7. Compliment Others
Practice random acts of kindness and compliment people. Make others feel good about themselves and, in turn, you will feel good about yourself.
8. Be Helpful
Make it a point to make other people’s lives easier. Whether it is holding open the door for someone or helping someone carry in their groceries, every kind gesture makes the world a better place. If you have an elderly neighbor, rake their leaves in the fall and shovel their sidewalk in the winter. Don’t expect a thank-you or payment because being a good, helpful person is a reward in itself. You don’t need a pat on the back to know you are a good person.

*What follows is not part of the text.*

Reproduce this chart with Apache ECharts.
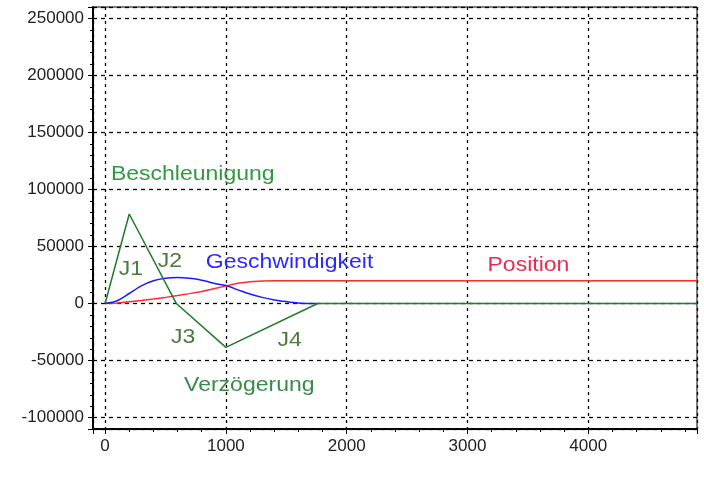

Learning to forgive is one of the healthiest choices you can make. Holding onto misgivings only harms your heart, stress rate, and it holds you back from succeeding in life. Take time to forgive past grudges. Make a few phone calls and talk to those whom you have held a grudge against for the past few months or years. When someone makes some small slight against you, forgive them immediately. If someone accidentally walks into you, say “Excuse me” and “Are you all right?”.
10. Ditch the Anger
We all have things to be angry over. It could be a parent, a spouse, a work situation, or the kids. The million dollar question is, what do you do with your anger? Do you bottle it up until you finally explode? Do you burst out on the spot? Or do you step away, calm yourself, look for a solution, and let go of the anger? All anger is not bad if you channel it right. If you get angry over a bank statement, let it fuel you to make positive changes in your spending habits. If you get angry at a friend, spouse, or co-worker, take a moment to pause and then address the problem directly, without anger, and with the goal of resolving the issue amicably. All of these approaches to anger allows you to resolve it and let it go.